433 | To Henry Seymour Conway

    Boston Jan 19 1766


    In some of my former letters upon the commotions of this Country, I have given in my Opinion that the Worst that could happen should be expected & provided against.1 I have not as yet had Any occasion to alter this opinion but am more & more assured that the people of the Town who have now got all the power in their hands, will know no bounds, untill the Authority of Great Britain shall interpose with effect. And even that is to be contested, if the frequent declarations of the people are to be credited: for Nothing is more familiarly asserted in common conversation, than the Ability of this people to oblige Great Britain to grant them their own Terms. Indeed this is cheifly Among the lower kind of people: but they have learned their lesson from those who should know better; & are encouraged in it by a neighbouring Colony, who don’t mince the Matter but speak plain. I should not however have troubled your honour with idle talk (for such I’ve hoped it will prove in the end) if from some late observations, it did not seem to be more serious than at first one would imagine. For which purpose I have made diligent enquiry into the truth of a report, that the People of New York had sent Agents to Connecticut & Boston to concert what Number of Men might be depended upon to assist in opposing the Kings Forces entring New York. The following Narrative (on the next Sheet)2 I took from the Mouth of a Gentleman, who was present at the time & place, & gave an exact account how & from whom he had the particulars. The two Agents said to be dispatched to Boston, if they really came, managed their business so as not to be noticed.

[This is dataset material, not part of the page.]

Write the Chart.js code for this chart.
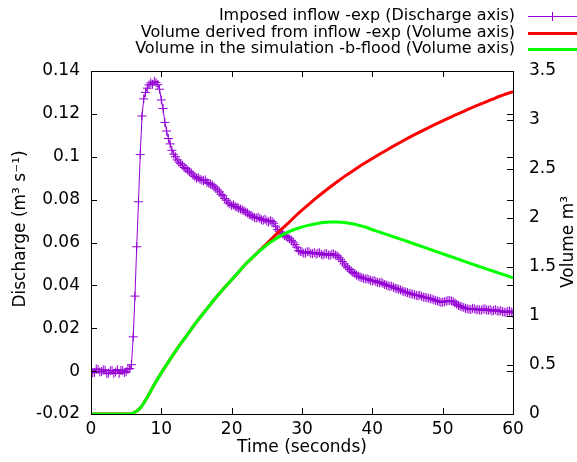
<!DOCTYPE html>
<html>
<head>
<meta charset="utf-8">
<script src="https://cdn.jsdelivr.net/npm/chart.js@4/dist/chart.umd.min.js"></script>
<style>
html,body{margin:0;padding:0;background:#fff}
</style>
</head>
<body>
<canvas id="graf" width="577" height="462"></canvas>
<script>
// inflow sampled every 0.25 s, volumes every 1 s
const dtQ = 0.25;
const discharge = [
0.0004,-0.0008,-0.0006,0.0010,0.0008,-0.0004,-0.0002,0.0006,
0.0005,-0.0012,-0.0009,0.0002,0.0003,-0.0010,-0.0004,0.0007,
-0.0011,0.0003,0.0002,-0.0007,-0.0003,0.0009,0.0012,0.0030,
0.0160,0.0350,0.0580,0.0790,0.1010,0.1190,0.1270,0.1300,
0.1320,0.1335,0.1345,0.1338,0.1352,0.1346,0.1336,0.1315,
0.1265,0.1225,0.1160,0.1120,0.1085,0.1060,0.1030,0.1012,
0.1000,0.0985,0.0975,0.0968,0.0960,0.0950,0.0945,0.0938,
0.0930,0.0924,0.0915,0.0908,0.0900,0.0902,0.0895,0.0891,
0.0888,0.0892,0.0880,0.0876,0.0872,0.0868,0.0860,0.0853,
0.0845,0.0836,0.0825,0.0818,0.0805,0.0797,0.0785,0.0780,
0.0772,0.0776,0.0768,0.0764,0.0760,0.0756,0.0752,0.0748,
0.0742,0.0738,0.0730,0.0727,0.0722,0.0716,0.0714,0.0718,
0.0712,0.0706,0.0704,0.0708,0.0700,0.0696,0.0702,0.0698,
0.0690,0.0676,0.0660,0.0652,0.0645,0.0640,0.0632,0.0628,
0.0622,0.0617,0.0610,0.0602,0.0590,0.0578,0.0562,0.0558,
0.0556,0.0550,0.0551,0.0557,0.0556,0.0549,0.0548,0.0553,
0.0546,0.0550,0.0552,0.0545,0.0541,0.0548,0.0547,0.0542,
0.0540,0.0547,0.0546,0.0541,0.0538,0.0531,0.0522,0.0511,
0.0500,0.0490,0.0482,0.0474,0.0466,0.0460,0.0455,0.0448,
0.0443,0.0440,0.0436,0.0433,0.0430,0.0431,0.0427,0.0423,
0.0420,0.0423,0.0418,0.0414,0.0412,0.0415,0.0409,0.0404,
0.0401,0.0398,0.0395,0.0397,0.0391,0.0387,0.0385,0.0382,
0.0379,0.0374,0.0371,0.0369,0.0366,0.0363,0.0360,0.0359,
0.0356,0.0353,0.0351,0.0354,0.0349,0.0345,0.0344,0.0342,
0.0340,0.0338,0.0336,0.0332,0.0330,0.0327,0.0325,0.0321,
0.0321,0.0324,0.0326,0.0329,0.0330,0.0327,0.0324,0.0318,
0.0312,0.0306,0.0302,0.0300,0.0296,0.0293,0.0291,0.0289,
0.0287,0.0293,0.0291,0.0286,0.0288,0.0285,0.0284,0.0289,
0.0290,0.0285,0.0284,0.0287,0.0280,0.0283,0.0286,0.0281,
0.0279,0.0282,0.0277,0.0275,0.0274,0.0279,0.0280,0.0276,
0.0271
];
const volTimes = [
0,1,2,3,4,5,6,7,8,9,10,11,12,13,14,15,16,17,18,19,20,
21,22,23,24,25,26,27,28,29,30,31,32,33,34,35,36,37,38,39,40,
41,42,43,44,45,46,47,48,49,50,51,52,53,54,55,56,57,58,59,60
];
const volDerived = [
0,0,0,0,0,0,0.01,0.06,0.17,0.30,0.42,0.53,0.64,0.74,0.84,0.94,1.03,1.12,1.21,1.29,1.37,
1.45,1.53,1.60,1.67,1.74,1.81,1.88,1.945,2.015,2.08,2.142,2.202,2.26,2.316,2.37,2.422,2.47,2.517,2.563,2.607,
2.65,2.692,2.733,2.773,2.812,2.85,2.887,2.923,2.958,2.992,3.025,3.057,3.089,3.12,3.151,3.181,3.21,3.24,3.265,3.29
];
const volSim = [
0,0,0,0,0,0,0.01,0.06,0.17,0.30,0.42,0.53,0.64,0.74,0.84,0.94,1.03,1.12,1.21,1.29,1.37,
1.45,1.53,1.60,1.665,1.725,1.775,1.82,1.855,1.885,1.908,1.927,1.942,1.953,1.959,1.96,1.955,1.943,1.927,1.908,1.88,
1.857,1.833,1.809,1.785,1.76,1.735,1.71,1.685,1.66,1.635,1.61,1.585,1.56,1.535,1.51,1.486,1.462,1.438,1.414,1.39
];
const xTicks = [0,10,20,30,40,50,60];
const yTicks = [-0.02,0,0.02,0.04,0.06,0.08,0.1,0.12,0.14];
const y2Ticks = [0,0.5,1,1.5,2,2.5,3,3.5];

const fonte = "DejaVu Sans";

const ptsQ = discharge.map((q,i)=>({x:i*dtQ,y:q}));
const ptsD = volTimes.map((t,i)=>({x:t,y:volDerived[i]}));
const ptsS = volTimes.map((t,i)=>({x:t,y:volSim[i]}));

// gnuplot style frame, inward tics, key and y titles
const moldura = {
  id:"moldura",
  afterDraw(chart){
    const ctx = chart.ctx;
    const a = chart.chartArea;
    const sx = chart.scales.x, sy = chart.scales.y, sy2 = chart.scales.y2;
    ctx.save();
    ctx.strokeStyle = "#000";
    ctx.lineWidth = 1;
    ctx.strokeRect(a.left+0.5, a.top+0.5, a.right-a.left, a.bottom-a.top);
    ctx.beginPath();
    const tl = 6;
    sx.ticks.forEach(t=>{
      const p = Math.round(sx.getPixelForValue(t.value))+0.5;
      ctx.moveTo(p,a.bottom); ctx.lineTo(p,a.bottom-tl);
      ctx.moveTo(p,a.top); ctx.lineTo(p,a.top+tl);
    });
    sy.ticks.forEach(t=>{
      const p = Math.round(sy.getPixelForValue(t.value))+0.5;
      ctx.moveTo(a.left,p); ctx.lineTo(a.left+tl,p);
      ctx.moveTo(a.right,p); ctx.lineTo(a.right-tl,p);
    });
    sy2.ticks.forEach(t=>{
      const p = Math.round(sy2.getPixelForValue(t.value))+0.5;
      ctx.moveTo(a.right,p); ctx.lineTo(a.right-tl,p);
    });
    ctx.stroke();

    // key
    ctx.font = "16px '"+fonte+"'";
    ctx.textAlign = "right";
    ctx.textBaseline = "middle";
    const rows = [16,33,49];
    chart.data.datasets.forEach((ds,i)=>{
      const y = rows[i];
      ctx.fillStyle = "#000";
      ctx.fillText(ds.label, 515, y);
      ctx.strokeStyle = ds.borderColor;
      ctx.lineWidth = ds.borderWidth;
      ctx.beginPath();
      ctx.moveTo(528,y+0.5); ctx.lineTo(577,y+0.5);
      if(ds.pointStyle==="cross"){
        ctx.moveTo(552.5,y-4); ctx.lineTo(552.5,y+5);
      }
      ctx.stroke();
    });

    // y titles
    ctx.fillStyle = "#000";
    ctx.font = "17px '"+fonte+"'";
    ctx.textAlign = "center";
    ctx.textBaseline = "middle";
    ctx.save();
    ctx.translate(21,229);
    ctx.rotate(-Math.PI/2);
    ctx.fillText("Discharge (m³ s⁻¹)",0,0);
    ctx.restore();
    ctx.save();
    ctx.translate(569,242);
    ctx.rotate(-Math.PI/2);
    ctx.fillText("Volume m³",0,0);
    ctx.restore();
    ctx.restore();
  }
};

new Chart(document.getElementById("graf"),{
  type:"line",
  data:{
    datasets:[
      {
        label:"Imposed inflow -exp (Discharge axis)",
        data:ptsQ,
        yAxisID:"y",
        borderColor:"#9400d3",
        backgroundColor:"#9400d3",
        borderWidth:1,
        pointStyle:"cross",
        pointRadius:4.5,
        pointBorderWidth:1,
        tension:0,
        order:3
      },
      {
        label:"Volume derived from inflow -exp (Volume axis)",
        data:ptsD,
        yAxisID:"y2",
        borderColor:"#ff0000",
        borderWidth:3,
        pointRadius:0,
        cubicInterpolationMode:"monotone",
        order:2
      },
      {
        label:"Volume in the simulation -b-flood (Volume axis)",
        data:ptsS,
        yAxisID:"y2",
        borderColor:"#00ff00",
        borderWidth:3,
        pointRadius:0,
        cubicInterpolationMode:"monotone",
        order:1
      }
    ]
  },
  options:{
    responsive:false,
    animation:false,
    devicePixelRatio:1,
    layout:{padding:{top:71,left:0,right:0,bottom:0}},
    plugins:{
      legend:{display:false},
      tooltip:{enabled:false}
    },
    scales:{
      x:{
        type:"linear",
        min:0,max:60,
        afterBuildTicks:s=>{s.ticks=xTicks.map(v=>({value:v}));},
        afterFit:s=>{s.height=48;},
        grid:{display:false,drawTicks:false},
        border:{display:false},
        ticks:{color:"#000",padding:5,maxRotation:0,font:{family:fonte,size:17},callback:v=>String(v)},
        title:{display:true,text:"Time (seconds)",color:"#000",padding:{top:0,bottom:6},font:{family:fonte,size:17,lineHeight:1}}
      },
      y:{
        type:"linear",
        position:"left",
        min:-0.02,max:0.14,
        afterBuildTicks:s=>{s.ticks=yTicks.map(v=>({value:v}));},
        afterFit:s=>{s.width=91;},
        grid:{display:false,drawTicks:false},
        border:{display:false},
        ticks:{color:"#000",padding:11,font:{family:fonte,size:17},callback:v=>String(v)}
      },
      y2:{
        type:"linear",
        position:"right",
        min:0,max:3.5,
        afterBuildTicks:s=>{s.ticks=y2Ticks.map(v=>({value:v}));},
        afterFit:s=>{s.width=64;},
        grid:{display:false,drawTicks:false},
        border:{display:false},
        ticks:{color:"#000",padding:16,font:{family:fonte,size:17},callback:v=>String(v)}
      }
    }
  },
  plugins:[moldura]
});
</script>
</body>
</html>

About the same time came here a professed Agent from Connecticut to consult about the general business of opposing the Stamp Act. But He was so open & unreserved in his negotiation, that I cannot beleive he was charged with so dangerous a commission as concerting the raising Men. I beleive the proposal hereafter particularised comes from the lower sort of people: but it is of so dangerous a tendency, that I could not excuse ^myself^ informing your honor of it. Great Pains have been taken to persuade the people that they may resist Great Britain with effect: whereas Nothing can be more idle. New York & Boston would both be defenceless to a royal Fleet: and they being possessed by the Kings Forces, no other Town or Place would stand out.

    I am, with great respect, Sr Your most obedt & most humble Servt

    Fra. Bernard.

    The Rt Honble H. S. Conway Esqr.

    P.S. I send this by Ensign Miller of the 45th Regt & shall direct him to attend the Office, that if your honor should be pleased to enquire of him Concerning the Temper of the people in this Country he may be ready to answer.

    ALS, RC      CO 5/755, ff 447-449.